Bennett posted a statement on Twitter on Sept. 6 accusing officers of singling him out and pointing their guns at him for "simply being a black man in the wrong place at the wrong time."

He said an officer pointed a gun near his head and warned him not to move or he would "blow my f***ing head off," and that another officer jammed his knee in his back so hard he could barely breathe.

The investigation, which included a thorough review of body cam and other footage, showed that Bennett was indeed arrested and held at gunpoint, but does not corroborate Bennett's accusation of racial profiling and does not contain evidence of the verbal threats.

“From the evidence we have at this point, we don’t know (the officer) said that,” the Clark County Sheriff Joe Lombardo said of Bennett's accusation.

Why was Bennett arrested?

There were reports of gunshots in a Las Vegas nightclub, and the sound caused those in the club to flee the scene. It was while he was running away from the club that Bennett was arrested.

The sound of gunfire turned out to be the sound of velvet rope stands falling during an altercation.

Bennett had not committed any crime, and he was released after being held for about 10 minutes.

What are both sides saying about it now?

Lombardo was understanding of Bennett's perspective on the situation, but said there was no evidence of improper behavior on the part of the officers.

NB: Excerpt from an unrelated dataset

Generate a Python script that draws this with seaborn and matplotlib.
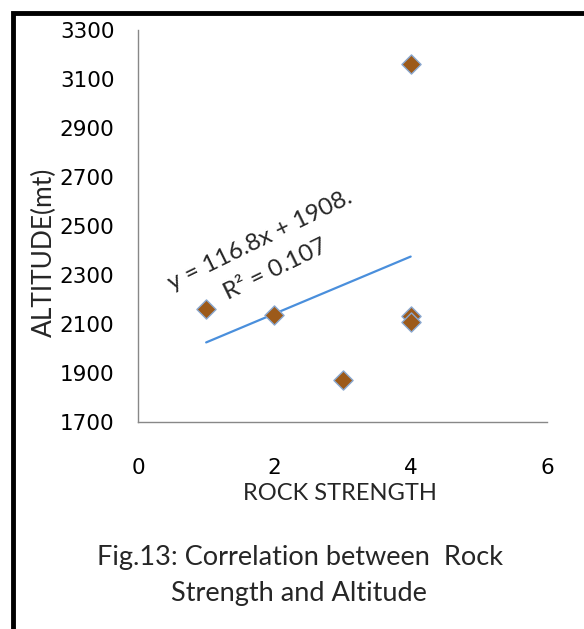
import matplotlib
matplotlib.use("Agg")
import matplotlib.pyplot as plt
from matplotlib.patches import Rectangle
import numpy as np
import pandas as pd
import seaborn as sns

# data
rock_strength = [1, 2, 3, 4, 4, 4]
altitude = [2160, 2135, 1870, 3160, 2132, 2107]
trend_slope = 116.8
trend_intercept = 1908
trend_x = [1, 4]
x_ticks = [0, 2, 4, 6]
y_ticks = [1700, 1900, 2100, 2300, 2500, 2700, 2900, 3100, 3300]

sns.set_style("white")
plt.rcParams['font.family'] = ['Lato', 'DejaVu Sans']

df = pd.DataFrame({"strength": rock_strength, "altitude": altitude})

fig = plt.figure(figsize=(5.84, 6.29), dpi=100)
ax = fig.add_axes([138/584, 1 - 422/629, (547-138)/584, (422-30)/629])

sns.scatterplot(data=df, x="strength", y="altitude", marker="D", s=95,
                color="#9c5a1a", edgecolor="#8aa8d0", linewidth=1, ax=ax, zorder=3)

tx = np.array(trend_x)
ax.plot(tx, trend_slope * tx + trend_intercept, color="#4a8fdc", lw=1.6, zorder=2)

ax.set_xlim(0, 6)
ax.set_ylim(1700, 3300)
ax.set_xticks(x_ticks)
ax.set_yticks(y_ticks)
ax.tick_params(axis="both", colors="#888888", labelcolor="black",
               length=7, width=1, direction="out")
ax.tick_params(axis="x", pad=19)
ax.tick_params(axis="y", pad=10)
for lab in ax.get_xticklabels() + ax.get_yticklabels():
    lab.set_fontfamily("DejaVu Sans")
    lab.set_fontsize(15.5)
for s in ["top", "right"]:
    ax.spines[s].set_visible(False)
for s in ["left", "bottom"]:
    ax.spines[s].set_color("#888888")
    ax.spines[s].set_linewidth(1)
ax.set_xlabel("")
ax.set_ylabel("")

# trendline label
ax.text(0.50, 2239, "y = 116.8x + 1908.", rotation=26, fontsize=17.5,
        ha="left", va="baseline", rotation_mode="anchor")
ax.text(1.32, 2198, "R² = 0.107", rotation=26, fontsize=17.5,
        ha="left", va="baseline", rotation_mode="anchor")

fig.text(44/584, 1 - 252/629, "ALTITUDE(mt)", rotation=90, fontsize=19,
         ha="center", va="center")
fig.text(340/584, 1 - 493/629, "ROCK STRENGTH", fontsize=17,
         ha="center", va="center")
fig.text(300/584, 1 - 565/629, "Fig.13: Correlation between  Rock", fontsize=19.5,
         ha="center", va="baseline")
fig.text(299/584, 1 - 601/629, "Strength and Altitude", fontsize=19.5,
         ha="center", va="baseline")

# outer frame
fig.patches.append(Rectangle((13/584, -0.1), 1.2, 1.1 - 13/629,
                             transform=fig.transFigure, fill=False,
                             edgecolor="black", linewidth=3.5))

fig.savefig("out.png", dpi=100)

“Mr. Bennett has a valid perspective as a person who experienced a reasonable-suspicion stop for a felony crime,” Lombardo said. “Those who experience such a stop, especially when they have not committed a crime, are not likely to feel good about it.”

Bennett's attorney, John Burris, is not satisfied and wants to review the footage that was used in the investigation.

“He was not acting improperly,” Burris told The Associated Press. “He was not acting suspicious. He was not involved in any criminal activity. There’s nothing to go on, no description, other than you see this big black man running.”